¿El demonio? Hoy se llama ideología
André Glucksmann | Sección: Política, Sociedad
Una multitud de especialistas enseña que las ideologías han llegado a su fin. No lo creo. Un ideólogo no es sino un arrogante que hace que surja una tesis suficientemente fundamental para dar una respuesta a todo, y que, apoyado sobre esta piedra filosofal, pretende abarcar, desde el principio hasta el fin, cada drama humano. Estamos tan inmersos en la ideología que, como en la Lectura robada, de Allan Poe, su evidencia impide verla.
¿No compartimos la convicción última de que el diablo no existe? Se debate la muerte de Dios; sin embargo, la muerte del diablo no plantea grandes contestaciones; parece evidente. ¿Quién, en nuestras indulgentes democracias, se expondría al oprobio de afirmar que resistir al mal constituye el desafío más profundo de la condición humana?
Según los bienpensantes, todavía subsisten males concretos: la emisión de CO2, el aborto… Pero ninguno pone en duda que estos supuestos males, si todavía no han sido eliminados, puedan llegar a serlo. Cada cual corre a refugiarse en el verde paraíso de los amores infantiles. Unos pretenden volver a una edad de oro regresiva: los religiosos se lamentan del tiempo bendito en el que Dios regía el universo, regulaba las conciencias y prohibía la usura. Mientras, los políticos se convierten en unos nostálgicos, soñando con un pasado utópico, en el que el Estado, los sindicatos y el civismo excluían la especulación. Otros programan la llegada de un desarrollo duradero, sobrevolando indecencias y rivalidades. Y otros se aferran a la gran noche, abogando por una revolución más indefinible que nunca, con tal de no prometer el final del Belcebú capitalista y productivo.
Ha llegado la hora de la desaparición programada de los riesgos, de los peligros y las catástrofes. Haced sonar los tambores y saludad a Goethe: ¡Mefistófeles ha resucitado! No el pequeño diablo de la condesa de Segur, sino una fuerza destructiva, cuyo afable garbo era solamente la penúltima astucia que precedía a su imparable ficción de darse por muerto. Nada que ver con las comparaciones satánicas que, con sus efectos especiales, dan vida a la lánguida alma de los espectadores; es inútil volver a evocar las misas negras de los borrachos y de los imbéciles que manchan los cementerios. Para que os hagáis de la adversidad una idea menos simplona, recordad a Tifón, diablo pre y post cristiano, el último titán que trató de destruir el Olimpo. Zeus, Júpiter tronante, le arrojó el Etna a la cara y luego lo encerró bajo tierra y en el corazón de los hombres.

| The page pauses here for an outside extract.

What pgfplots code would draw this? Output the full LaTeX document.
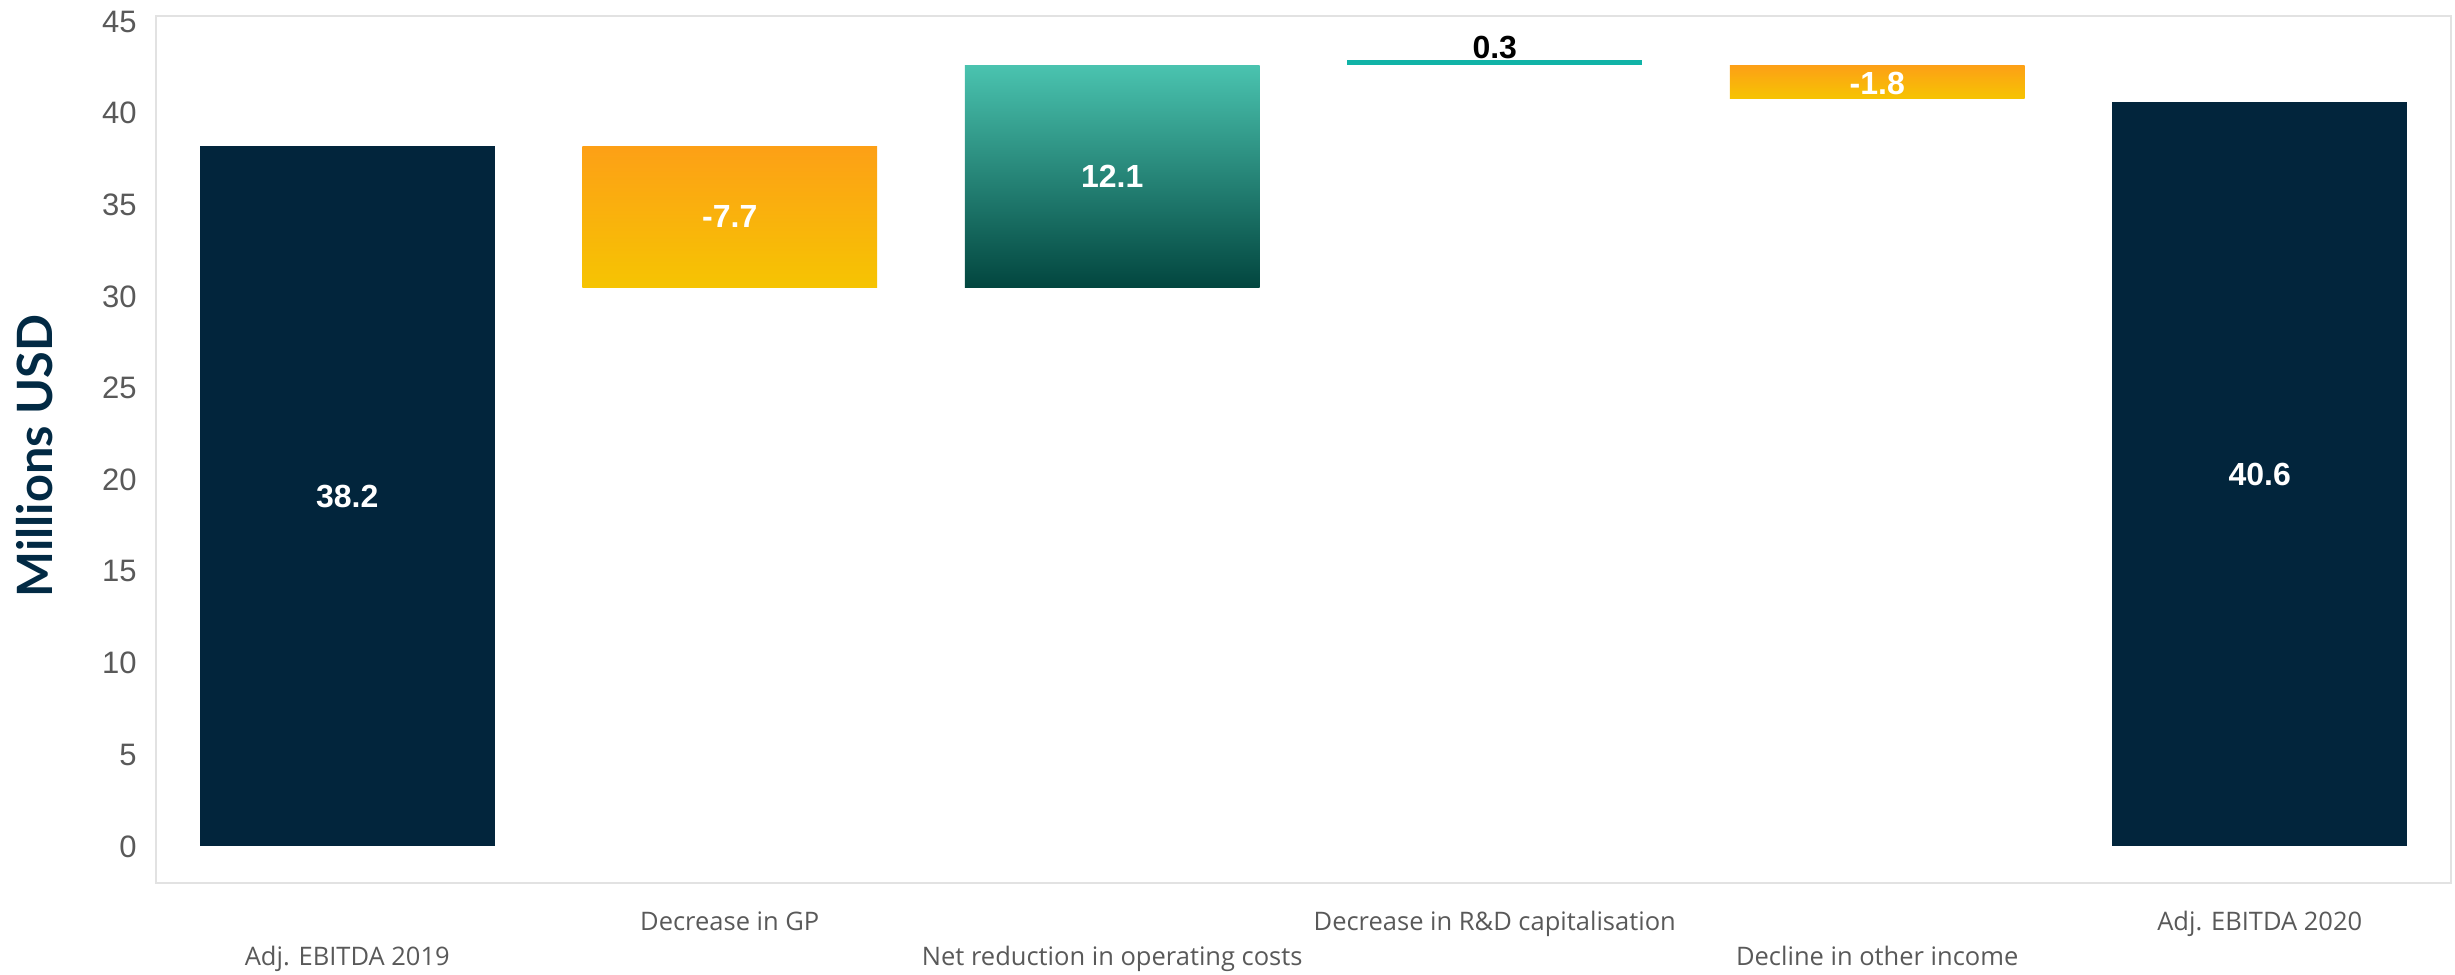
\documentclass[border=0pt]{standalone}
\usepackage{pgfplots}
\pgfplotsset{compat=1.18}
\usepackage{fontspec}
\setmainfont{Liberation Sans}
\newfontfamily\catfont{Open Sans}
\newfontfamily\ylabfont{Lato}
\definecolor{navy}{HTML}{02253C}
\definecolor{orTop}{HTML}{FDA016}
\definecolor{orBot}{HTML}{F6C402}
\definecolor{tlTop}{HTML}{4AC3AF}
\definecolor{tlBot}{HTML}{02463F}
\definecolor{tline}{HTML}{11B3A7}
\definecolor{tickgray}{HTML}{595959}
\definecolor{ylab}{HTML}{022A44}
\definecolor{frame}{HTML}{E2E2E2}
\begin{document}
\begin{tikzpicture}
\useasboundingbox (-46.8pt,-27.3pt) rectangle (689.7pt,264.9pt);
\begin{axis}[
  at={(0,0)}, anchor=south west,
  scale only axis, width=688.5pt, height=260.1pt,
  xmin=-0.5, xmax=5.5, ymin=-2, ymax=45.3,
  axis line style={draw=frame, line width=0.6pt},
  ytick={0,5,...,45},
  xtick={0,1,2,3,4,5},
  major tick length=0pt,
  tick style={draw=none},
  /pgf/number format/assume math mode=true,
  yticklabel style={font=\fontsize{9.3}{11}\selectfont, text=tickgray, xshift=-2.3pt},
  xticklabel style={font=\catfont\fontsize{7.65}{9}\selectfont, text=tickgray, anchor=base, yshift=-14.1pt},
  xticklabels={{\raisebox{-10.5pt}{Adj. EBITDA 2019}},{Decrease in GP},{\raisebox{-10.5pt}{Net reduction in operating costs}},{Decrease in R\&D capitalisation},{\raisebox{-10.5pt}{Decline in other income}},{Adj. EBITDA 2020}},
  ylabel={Millions USD},
  ylabel style={font=\ylabfont\bfseries\fontsize{14.6}{16}\selectfont, text=ylab, at={(axis description cs:-0.0527,0.4925)}, anchor=center},
]
% Adj. EBITDA 2019: 0 -> 38.2
\addplot[draw=none, fill=navy] coordinates {(-0.3856,0) (0.3856,0) (0.3856,38.2) (-0.3856,38.2)} -- cycle;
% Decrease in GP: -7.7 (38.2 -> 30.5)
\addplot[draw=none, top color=orTop, bottom color=orBot] coordinates {(0.6144,30.5) (1.3856,30.5) (1.3856,38.2) (0.6144,38.2)} -- cycle;
% Net reduction in operating costs: +12.1 (30.5 -> 42.6)
\addplot[draw=none, top color=tlTop, bottom color=tlBot] coordinates {(1.6144,30.5) (2.3856,30.5) (2.3856,42.6) (1.6144,42.6)} -- cycle;
% Decrease in R&D capitalisation: +0.3 (42.6 -> 42.9)
\addplot[draw=none, fill=tline] coordinates {(2.6144,42.6) (3.3856,42.6) (3.3856,42.9) (2.6144,42.9)} -- cycle;
% Decline in other income: -1.8 (42.6 -> 40.8)
\addplot[draw=none, top color=orTop, bottom color=orBot] coordinates {(3.6144,40.8) (4.3856,40.8) (4.3856,42.6) (3.6144,42.6)} -- cycle;
% Adj. EBITDA 2020: 0 -> 40.6
\addplot[draw=none, fill=navy] coordinates {(4.6144,0) (5.3856,0) (5.3856,40.6) (4.6144,40.6)} -- cycle;

\begin{scope}[every node/.style={font=\bfseries\fontsize{9.6}{11}\selectfont, text=white, anchor=center}]
\node at (axis cs:0,19.1) {38.2};
\node at (axis cs:1,34.35) {-7.7};
\node at (axis cs:2,36.55) {12.1};
\node[text=black] at (axis cs:3,43.6) {0.3};
\node at (axis cs:4,41.6) {-1.8};
\node at (axis cs:5,20.3) {40.6};
\end{scope}
\end{axis}
\end{tikzpicture}
\end{document}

El íntimo enemigo de los socráticos antiguos y modernos es el prestigioso sofista postmoderno, que se dedica a travestir los instintos de muerte en pasiones anodinas. “Para la sofística… es verdadero todo lo que lo sea para nosotros; nada es falso… Según esta tesis inocente, no hay vicio, no hay delincuencia, etc.” (Hegel, Lecciones sobre la historia de la Filosofía).
El “sofista egipcio” Proteo sumerge a los simples mortales en una espesa bruma, cuyos destinos y referencias desaparecen, a beneficio de una confusión sin límites; una especie de costra cuidadosamente mantenida, que da refugio a nuestros nidos de víboras.

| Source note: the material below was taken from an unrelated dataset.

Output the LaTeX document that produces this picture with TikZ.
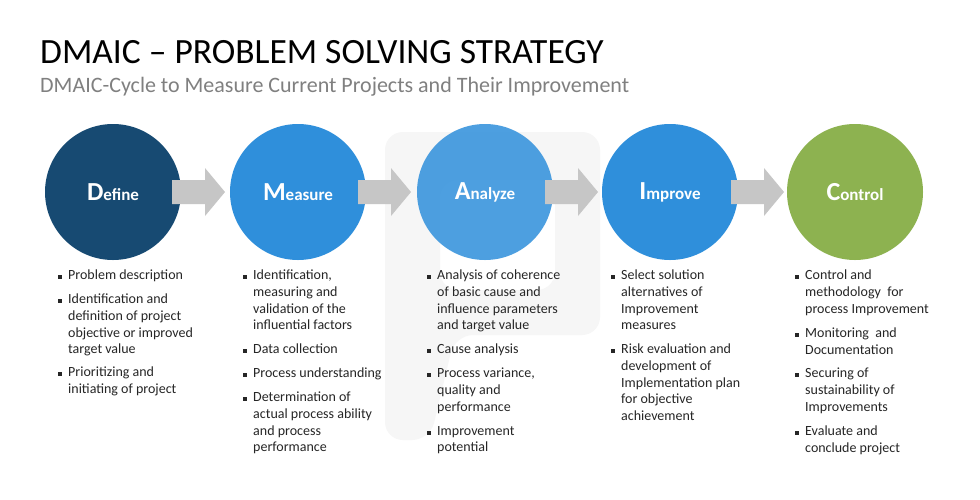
\documentclass[tikz,border=0pt]{standalone}
\usepackage{fontspec}
\setmainfont{Carlito}
\begin{document}
\begin{tikzpicture}[x=1pt,y=-1pt,
  circ/.style={circle,minimum size=136pt,inner sep=0pt,text=white,font=\bfseries\fontsize{17}{20}\selectfont},
  arr/.style={fill=gray!45,draw=none},
  itm/.style={anchor=north west,inner sep=0pt,align=left,font=\fontsize{14}{16.6}\selectfont,text=black!85},
  bul/.style={anchor=center,fill=black!85,minimum size=4pt,inner sep=0pt}]
\useasboundingbox[fill=white] (0,0) rectangle (980,499);
% watermark
\fill[gray!7,even odd rule,rounded corners=18pt] (385,132) -- (600,132) -- (600,335) -- (455,335) -- (430,440) -- (385,440) -- cycle
 (440,180) -- (555,180) -- (555,290) -- (440,290) -- cycle;
\node[anchor=west,inner sep=0pt,font=\fontsize{35.5}{40}\selectfont] (title) at (40,52) {DMAIC – PROBLEM SOLVING STRATEGY};
\node[anchor=west,inner sep=0pt,font=\fontsize{22}{26}\selectfont,text=gray] (sub) at (40,87) {DMAIC-Cycle to Measure Current Projects and Their Improvement};
\def\L#1#2{{\fontsize{26}{28}\selectfont #1}#2}
\node[circ,fill={rgb,255:red,23;green,74;blue,114}] (d) at (113,192) {\L{D}{efine}};
\node[circ,fill={rgb,255:red,47;green,143;blue,219}] (m) at (298,192) {\L{M}{easure}};
\node[circ,fill={rgb,255:red,47;green,143;blue,219},fill opacity=0.85,text opacity=1] (a) at (485,192) {\L{A}{nalyze}};
\node[circ,fill={rgb,255:red,47;green,143;blue,219}] (i) at (670,192) {\L{I}{mprove}};
\node[circ,fill={rgb,255:red,141;green,178;blue,80}] (c) at (855,192) {\L{C}{ontrol}};
\foreach \x in {172,358,545,731}{
 \fill[arr] (\x,180) -- (\x+33,180) -- (\x+33,168) -- (\x+53,192) -- (\x+33,216) -- (\x+33,204) -- (\x,204) -- cycle;}
\newcommand\itemat[4]{\node[bul] at (#1,#3+7) {}; \node[itm] at (#2,#3) {#4};}
% Define
\itemat{60}{68}{270}{Problem description}
\itemat{60}{68}{294}{Identification and\\definition of project\\objective or improved\\target value}
\itemat{60}{68}{367}{Prioritizing and\\initiating of project}
% Measure
\itemat{245}{253}{270}{Identification,\\measuring and\\validation of the\\influential factors}
\itemat{245}{253}{344}{Data collection}
\itemat{245}{253}{368}{Process understanding}
\itemat{245}{253}{392}{Determination of\\actual process ability\\and process\\performance}
% Analyze
\itemat{429}{437}{270}{Analysis of coherence\\of basic cause and\\influence parameters\\and target value}
\itemat{429}{437}{344}{Cause analysis}
\itemat{429}{437}{368}{Process variance,\\quality and\\performance}
\itemat{429}{437}{426}{Improvement\\potential}
% Improve
\itemat{613}{621}{270}{Select solution\\alternatives of\\Improvement\\measures}
\itemat{613}{621}{344}{Risk evaluation and\\development of\\Implementation plan\\for objective\\achievement}
% Control
\itemat{797}{805}{270}{Control and\\methodology~ for\\process Improvement}
\itemat{797}{805}{328}{Monitoring~ and\\Documentation}
\itemat{797}{805}{368}{Securing of\\sustainability of\\Improvements}
\itemat{797}{805}{426}{Evaluate and\\conclude project}
\end{tikzpicture}
\end{document}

¿Qué relación hay entre la crisis económica mundial, las masacres de Darfur, la corrupción y la persistencia de la crueldad en nuestras prósperas y tranquilas sociedades? La relación somos nosotros. ¿Cómo son posibles semejantes incongruencias en nuestro civilizado y mediático siglo XXI? El retorno tóxico, libidinoso, estúpido o guerrero de un Mefistófeles de mil caras engaña a quien quiera ignorar que a nuestro querido desaparecido nunca hemos de dejado de tenerlo en los talones.
Nota: Este artículo fue publicado originalmente por Avvenire. La traducción al castellano es de María Pazos.